Les familles qui ont fui leur village au lancement de l'offensive des
forces irakiennes pour reprendre Mossoul aux mains des djihadistes sont
assises sur le sol poussiéreux près de Tina, plus au nord, au milieu des
bouteilles de plastique et autres déchets. Elles forment le premier
groupe à avoir fui les combats, comme le craignaient les Nations unies :
selon l'ONU, plus d'un million et demi de personnes pourraient quitter
leur maison pour échapper aux assauts censés libérer la deuxième ville
du pays, contrôlée par Daesh depuis 2014.
Des dizaines d'enfants, de femmes et d'hommes se sont enfuis du village
de Mdaraj, au sud de Mossoul, certains à pied, d'autres en voitures, et
attendent désormais que la police leur rapporte leurs affaires. « On
s'est faufilé », a confié un homme se présentant comme Abu Hussein,
expliquant avoir profité de l'absence de combattants de Daesh à proximité
et de la fumée des puits de pétrole qui les a camouflés au moment de
partir. Étant donné les conditions de vie à Mdaraj, il était devenu
vital pour les habitants de fuir. « Nous n'avions pas de quoi tenir
trois jours pour manger », a déclaré Rabah Hassan Yusef, parti avec son
épouse et ses trois enfants.
Avant de quitter le village, ils étaient en contact par téléphone avec
les forces de sécurité, qui leur ont donné de l'eau et de la nourriture
une fois quand elles les ont rejoints, a-t-il détaillé. Rabah Hassan
Yusef est heureux de ne plus être sous le joug de Daesh, même s'il a dû
laisser sa maison derrière lui : « Nous dormions chez nous, mais nous ne
nous sentions pas bien. » Un peu plus loin, des montagnes de
couvertures, de tapis et de vaisselle, entre autres, ramenés par les
déplacés, s'empilent sur des pick-up et des tracteurs. Certains ont même
emporté leur bétail, comme des moutons ou de la volaille.

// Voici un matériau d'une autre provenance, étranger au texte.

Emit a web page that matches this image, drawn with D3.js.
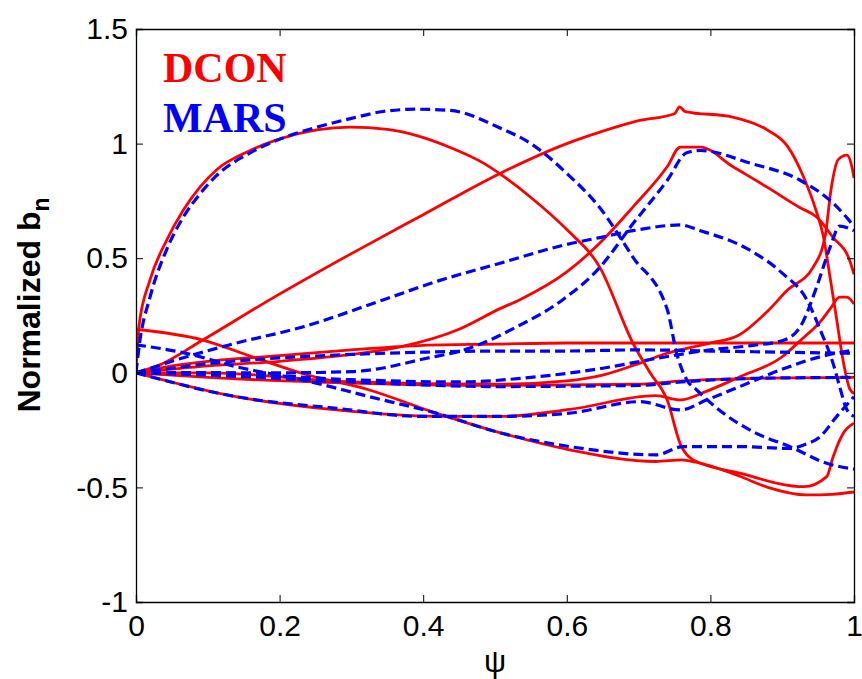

Les déplacements de populations ont débuté le lendemain de l'annonce de
l'opération ciblant Mossoul, a déclaré Qusay Kadhim Hamid, un commandant
des forces d'intervention rapide sous l'autorité du ministère de
l'Intérieur. « Ca a commencé mardi, quelques familles, deux ou trois. »
Mercredi, « nous avons remarqué des mouvements inhabituels de familles,
dès l'aurore », a-t-il expliqué, ajoutant que ses hommes ont accueilli
« 40 à 50 familles ». Les forces de sécurité vérifient l'identité des
déplacés lorsqu'elles les rencontrent, s'assurent qu'ils ne portent pas
de bombe sur eux ni ne sont des soldats de Daesh essayant de se cacher,
précise-t-il.
Qusay Kadhim Hamid s'attend à ce que le nombre de personnes cherchant à
fuir ne cesse d'augmenter au fur et à mesure que les forces
pro-gouvernementales, appuyées par une coalition internationale menée
par Washington, avancent dans les zones très peuplées autour de Mossoul.
La coordinatrice humanitaire de l'ONU pour l'Irak, Lise Grande, a
déclaré lundi que les gens n'étaient pour l'instant pas très nombreux à
fuir Mossoul, mais a fait état de possibles « importants mouvements de
populations (...) d'ici cinq à six jours ». Dès qu'ils ont récupéré ce
qui leur appartient, ces nouveaux déplacés rejoignent le camp en
voiture, parfois conduits par la police. Ils ont réussi à s'évader des
villages tenus par Daesh et ont évité de se retrouver pris au piège dans
la bataille entre djihadistes et forces irakiennes, mais « la vie n'est
pas encore assurée », selon Abu Hussein.